What This Snake Teaches Us About Snake Evolution

Before Titanoboa’s discovery, paleontologists believed that snakes only evolved to have extreme body sizes much later. However, this fossil forced a major reevaluation, as its anatomy suggested:

  • A lineage of booid snakes related to modern boas and anacondas
  • Aquatic adaptations similar to modern semiaquatic constrictors

Titanoboa also answered a lingering question: Why are there no giant snakes today? Once again, the answer lies in climate. Modern tropics simply aren’t warm enough to support the metabolic needs of such a large ectotherm. Titanoboa required a consistently hot environment with minimal seasonal variation; these conditions are no longer possible on Earth today.

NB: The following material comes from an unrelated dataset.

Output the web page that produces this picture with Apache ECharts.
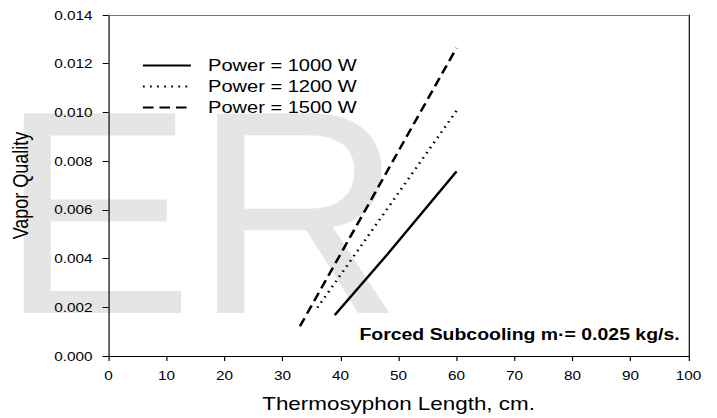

This also means that it wouldn’t be possible for giant snakes like Titanoboa to exist in any of our current ecosystems. Even the warmest of them fall far short of the Paleocene’s heat levels. We also know this due to the fact that, given how much global temperatures cooled over millions of years, we’ve seen giant ectotherms decline across the board: giant crocodilians, turtles and snakes have all become much smaller.

Still, Titanoboa carries an important warning. If global temperatures are to continue rising — or to start rising more dramatically than they already are — the ecological rules that once produced such megafauna could come into play once again. While we wouldn’t see Titanoboa return, larger ectotherms and ecosystem shifts could re-emerge.